National Housing Trust Fund Finally Succeeds
WASHINGTON, DC - Congress' massive housing bill has passed the House, and will be approved by the Senate before soon becoming law. While its primary focus is foreclosures, the bill also creates a National Housing Trust Fund (NHTF), a guaranteed annual funding source for the construction of affordable housing.

Back in 1999, a small group of housing advocates pushed for the NHTF, and made great strides in 2000. They beleive that if the Supreme Court allowed Florida to count its votes and Al Gore to win the White House, the nation would likely have seen the creation of a NHTF no later than 2002. But history took a different course. It is a tribute to the tenacity of the National Low-Income Housing Coalition (NLIHC) that the dream of an Affordable Housing Trust Fund never died, and, incredibly, that it was enacted during the Bush presidency.

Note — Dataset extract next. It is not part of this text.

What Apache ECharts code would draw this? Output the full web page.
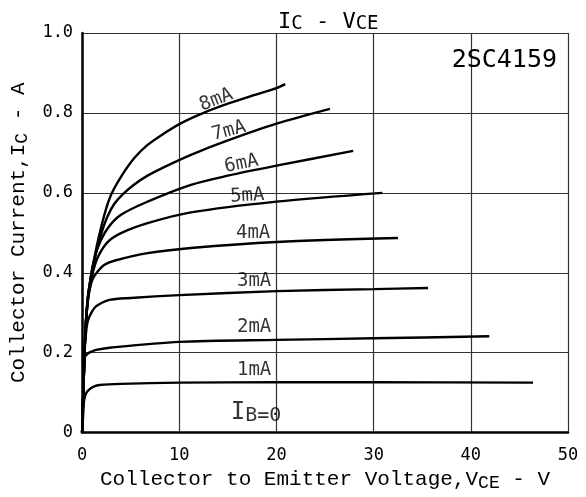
<!DOCTYPE html>
<html>
<head>
<meta charset="utf-8">
<script src="https://cdn.jsdelivr.net/npm/echarts@6/dist/echarts.min.js"></script>
<style>
  html, body { margin: 0; padding: 0; background: #fff; }
  #chart { width: 586px; height: 497px; }
</style>
</head>
<body>
<div id="chart"></div>
<script>
    // Ic - Vce curves of 2SC4159, one [Vce, Ic] list per base current
    var ib0 = [[0, 0], [47, 0]];
    var ib1 = [[0, 0], [0.1, 0.04], [0.2, 0.08], [0.4, 0.098], [0.75, 0.108], [1.2, 0.115], [1.8, 0.119], [4, 0.122], [10, 0.125], [20, 0.126], [30, 0.126], [46.4, 0.125]];
    var ib2 = [[0, 0], [0.1, 0.08], [0.2, 0.16], [0.3, 0.19], [0.6, 0.198], [1.0, 0.203], [1.44, 0.207], [3, 0.213], [10, 0.227], [20, 0.232], [30, 0.236], [41.9, 0.241]];
    var ib3 = [[0, 0], [0.1, 0.08], [0.2, 0.16], [0.3, 0.22], [0.45, 0.26], [0.6, 0.28], [1.0, 0.302], [1.44, 0.316], [2.8, 0.332], [5, 0.337], [10, 0.344], [20, 0.354], [30, 0.359], [35.6, 0.362]];
    var ib4 = [[0, 0], [0.1, 0.08], [0.2, 0.16], [0.35, 0.26], [0.6, 0.33], [0.8, 0.36], [1.1, 0.385], [1.6, 0.403], [2.3, 0.42], [3.3, 0.43], [6.74, 0.449], [11.2, 0.462], [20, 0.477], [32.5, 0.487]];
    var ib5 = [[0, 0], [0.1, 0.08], [0.2, 0.16], [0.35, 0.26], [0.6, 0.335], [0.8, 0.365], [1.1, 0.4], [1.6, 0.438], [2.6, 0.476], [4, 0.499], [6.74, 0.524], [11.2, 0.551], [20, 0.578], [30.9, 0.6]];
    var ib6 = [[0, 0], [0.1, 0.08], [0.2, 0.16], [0.35, 0.26], [0.6, 0.335], [0.8, 0.375], [1.1, 0.418], [1.6, 0.462], [2.6, 0.51], [4, 0.545], [6.74, 0.578], [11.2, 0.62], [15, 0.643], [20, 0.668], [27.9, 0.705]];
    var ib7 = [[0, 0], [0.1, 0.08], [0.2, 0.16], [0.35, 0.26], [0.6, 0.34], [0.92, 0.39], [1.25, 0.43], [1.6, 0.465], [2.0, 0.5], [2.6, 0.54], [3.3, 0.572], [4.2, 0.597], [5.37, 0.621], [6.74, 0.643], [8.5, 0.665], [11.2, 0.695], [15, 0.731], [20, 0.773], [25.5, 0.81]];
    var ib8 = [[0, 0], [0.1, 0.08], [0.2, 0.16], [0.35, 0.26], [0.6, 0.34], [0.92, 0.391], [1.25, 0.435], [1.61, 0.478], [2.29, 0.545], [2.98, 0.595], [4.0, 0.64], [5.37, 0.687], [6.74, 0.72], [8.45, 0.749], [10.16, 0.774], [12.5, 0.8], [15, 0.823], [17.5, 0.843], [20, 0.862], [20.9, 0.872]];

    var curveNames = ['IB=0', '1mA', '2mA', '3mA', '4mA', '5mA', '6mA', '7mA', '8mA'];
    var curves = [ib0, ib1, ib2, ib3, ib4, ib5, ib6, ib7, ib8];

    // where each curve's label sits (Vce, Ic) and how much it leans
    var labelAt = [[17.9, 0.05], [17.7, 0.156], [17.7, 0.265], [17.7, 0.378], [17.6, 0.5], [17.0, 0.5925], [16.4, 0.6725], [15.1, 0.755], [13.8, 0.8325]];
    var labelTilt = [0, 0, 0, 0, 0, 3, 11, 15, 21];

    var xMin = 0, xMax = 50, xStep = 10;
    var yMin = 0, yMax = 1.0, yStep = 0.2;

    var ink = '#000';
    var mono = '"DejaVu Sans Mono", monospace';
    var typewriter = '"Liberation Mono", monospace';

    var dom = document.getElementById('chart');
    var myChart = echarts.init(dom, null, { renderer: 'canvas' });

    var series = curves.map(function (pts, k) {
        return {
            name: curveNames[k],
            type: 'line',
            data: pts,
            showSymbol: false,
            smooth: 0.3,
            lineStyle: { color: ink, width: k === 0 ? 0 : 2.4 },
            z: 3
        };
    });

    series.push({
        name: 'labels',
        type: 'scatter',
        symbolSize: 1,
        itemStyle: { color: 'transparent' },
        silent: true,
        data: labelAt.map(function (p, k) {
            return {
                value: p,
                label: {
                    show: true,
                    position: 'inside',
                    rotate: labelTilt[k],
                    formatter: k === 0 ? 'I{b|B=0}' : curveNames[k],
                    fontFamily: mono,
                    fontSize: k === 0 ? 24 : 19,
                    color: ink,
                    rich: { b: { fontFamily: mono, fontSize: 20, color: ink, padding: [6, 0, 0, 0] } }
                }
            };
        }),
        z: 5
    });

    option = {
        animation: false,
        backgroundColor: '#fff',
        title: [{
            text: 'I{s|C} - V{s|CE}',
            left: 273,
            top: 5,
            textStyle: {
                fontFamily: mono, fontSize: 22, fontWeight: 'normal', color: ink,
                rich: { s: { fontFamily: mono, fontSize: 19, color: ink, padding: [5, 0, 0, 0] } }
            }
        }, {
            text: '2SC4159',
            right: 24,
            top: 43,
            textStyle: { fontFamily: mono, fontSize: 25, fontWeight: 'normal', color: ink }
        }],
        grid: { left: 81, right: 18, top: 33, bottom: 64 },
        xAxis: {
            type: 'value',
            min: xMin, max: xMax, interval: xStep,
            name: 'Collector to Emitter Voltage,V{s|CE} - V',
            nameLocation: 'middle',
            nameGap: 26,
            nameTextStyle: {
                fontFamily: typewriter, fontSize: 21, color: ink,
                rich: { s: { fontFamily: typewriter, fontSize: 18, color: ink, padding: [8, 0, 0, 0] } }
            },
            axisLine: { lineStyle: { color: ink, width: 2.5 } },
            axisTick: { show: false },
            axisLabel: { fontFamily: mono, fontSize: 17, color: ink, margin: 14 },
            splitLine: { lineStyle: { color: '#333', width: 1.2 } }
        },
        yAxis: {
            type: 'value',
            min: yMin, max: yMax, interval: yStep,
            name: 'Collector Current,I{s|C} - A',
            nameLocation: 'middle',
            nameGap: 47,
            nameRotate: 90,
            nameTextStyle: {
                fontFamily: typewriter, fontSize: 21, color: ink,
                rich: { s: { fontFamily: typewriter, fontSize: 18, color: ink, padding: [8, 0, 0, 0] } }
            },
            axisLine: { lineStyle: { color: ink, width: 2.5 } },
            axisTick: { show: false },
            axisLabel: {
                fontFamily: mono, fontSize: 17, color: ink, margin: 9,
                formatter: function (v) { return v === 0 ? '0' : v.toFixed(1); }
            },
            splitLine: { lineStyle: { color: '#333', width: 1.2 } }
        },
        series: series
    };

    option && myChart.setOption(option);
</script>
</body>
</html>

Activists spend so much time fighting for local and state responses to the nation's affordable housing and homelessness crisis, that typically ignored is the federal government's responsibility for the problem. Richard Nixon stopped new public housing in the 1970's, and Ronald Reagan decimated the federal housing budget in the 1980's (killing subsidized housing just as urban gentrification made such assistance imperative to stop homelessness.

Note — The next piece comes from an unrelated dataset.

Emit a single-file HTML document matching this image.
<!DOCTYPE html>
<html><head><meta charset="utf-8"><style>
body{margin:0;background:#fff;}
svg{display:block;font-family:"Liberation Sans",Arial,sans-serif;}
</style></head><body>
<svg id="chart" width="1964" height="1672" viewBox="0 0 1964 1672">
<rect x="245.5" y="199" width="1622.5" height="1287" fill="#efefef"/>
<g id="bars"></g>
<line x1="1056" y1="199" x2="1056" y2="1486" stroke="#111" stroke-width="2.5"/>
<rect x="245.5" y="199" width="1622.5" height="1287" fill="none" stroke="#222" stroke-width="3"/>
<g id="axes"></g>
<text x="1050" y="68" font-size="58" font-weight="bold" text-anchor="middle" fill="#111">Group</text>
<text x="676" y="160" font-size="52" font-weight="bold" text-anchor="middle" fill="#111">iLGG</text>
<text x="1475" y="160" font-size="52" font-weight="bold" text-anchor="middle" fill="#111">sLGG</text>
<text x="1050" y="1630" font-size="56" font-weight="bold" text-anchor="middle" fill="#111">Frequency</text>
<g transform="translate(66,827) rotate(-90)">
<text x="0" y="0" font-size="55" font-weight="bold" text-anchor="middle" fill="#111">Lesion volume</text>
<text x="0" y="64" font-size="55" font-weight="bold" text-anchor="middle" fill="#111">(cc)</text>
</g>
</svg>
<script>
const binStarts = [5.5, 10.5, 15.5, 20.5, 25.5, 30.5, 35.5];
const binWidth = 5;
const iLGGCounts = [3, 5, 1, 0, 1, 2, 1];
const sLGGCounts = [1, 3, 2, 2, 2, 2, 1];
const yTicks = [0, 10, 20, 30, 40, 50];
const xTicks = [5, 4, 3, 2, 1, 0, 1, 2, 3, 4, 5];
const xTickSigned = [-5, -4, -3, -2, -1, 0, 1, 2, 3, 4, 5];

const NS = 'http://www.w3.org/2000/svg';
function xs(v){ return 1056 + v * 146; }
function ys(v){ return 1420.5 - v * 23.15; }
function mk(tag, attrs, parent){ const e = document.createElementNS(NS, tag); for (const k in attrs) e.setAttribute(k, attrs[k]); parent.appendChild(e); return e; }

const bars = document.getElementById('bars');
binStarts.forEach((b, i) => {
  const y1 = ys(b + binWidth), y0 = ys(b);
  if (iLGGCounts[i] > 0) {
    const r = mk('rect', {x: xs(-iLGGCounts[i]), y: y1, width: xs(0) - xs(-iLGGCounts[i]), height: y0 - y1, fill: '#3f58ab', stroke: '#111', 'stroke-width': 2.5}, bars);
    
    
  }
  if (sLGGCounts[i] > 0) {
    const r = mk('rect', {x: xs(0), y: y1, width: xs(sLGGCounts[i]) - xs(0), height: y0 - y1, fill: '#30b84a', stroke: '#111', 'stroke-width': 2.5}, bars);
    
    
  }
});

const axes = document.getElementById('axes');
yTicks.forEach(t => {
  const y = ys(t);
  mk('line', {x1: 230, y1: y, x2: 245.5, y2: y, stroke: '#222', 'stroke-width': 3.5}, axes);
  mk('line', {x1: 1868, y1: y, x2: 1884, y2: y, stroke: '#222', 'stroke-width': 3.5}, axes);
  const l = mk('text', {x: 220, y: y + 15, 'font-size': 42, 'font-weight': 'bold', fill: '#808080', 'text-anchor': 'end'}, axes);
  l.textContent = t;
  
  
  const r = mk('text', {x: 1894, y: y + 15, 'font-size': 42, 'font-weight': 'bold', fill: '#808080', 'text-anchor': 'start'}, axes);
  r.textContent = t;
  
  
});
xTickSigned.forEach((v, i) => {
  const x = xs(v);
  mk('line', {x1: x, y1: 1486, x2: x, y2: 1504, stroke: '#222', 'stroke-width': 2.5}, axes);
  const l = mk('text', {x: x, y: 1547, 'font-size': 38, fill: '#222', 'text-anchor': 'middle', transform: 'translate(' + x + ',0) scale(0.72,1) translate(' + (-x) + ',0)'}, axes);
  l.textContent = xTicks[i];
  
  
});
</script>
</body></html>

Bill Clinton had eight years to make a dent in the housing crisis, and did nothing until the tail end of his tenure, when Andrew Cuomo became HUD Secretary and forced the Clinton Administration to increase housing assistance. George W. Bush quickly reversed Cuomo's progress, and has left the administration of the nation's federal housing programs in acutely substandard condition. That's why this week's victory creating a NHTF is so crucial.

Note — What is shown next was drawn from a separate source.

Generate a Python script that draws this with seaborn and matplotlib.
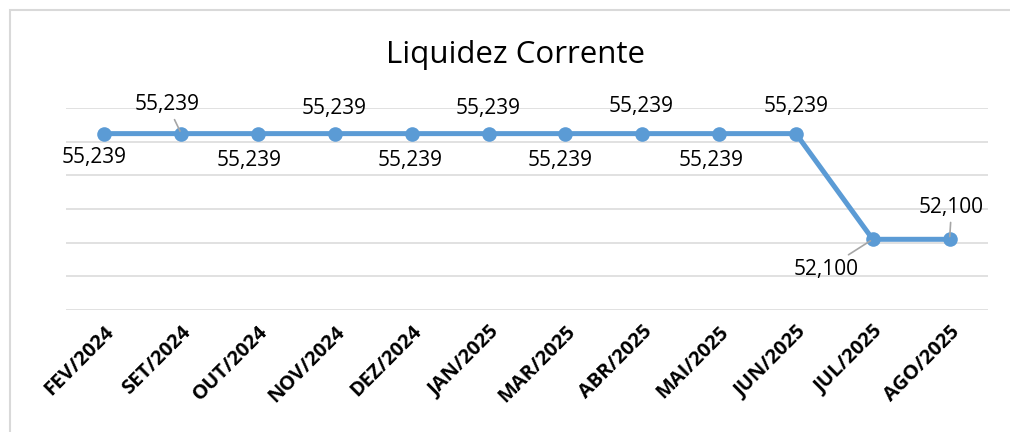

The original NHTF proposal would have earmarked $5 billion annually for affordable housing construction. They kept being told by Congress and HUD staff that this amount was too expensive, but it remains only half as much as the United States spends each month in Iraq.

The Housing Trust Fund provisions in the bill would target at least 75% of the funds to be used for rental housing to people with income below 30% of area median. All of the funds would have to benefit those with incomes below 50% of area median.

The bill places a cap on using housing trust fund resources for homeownership at 10%. This will help ensure that the housing trust fund focuses on the very lowest income households, which have the greatest housing affordability problems. The initial source of dedicated funding is the GSEs, but in the future other sources may be developed and will be needed to meet the goal of providing 1.5 million new affordable housing units over the next decade.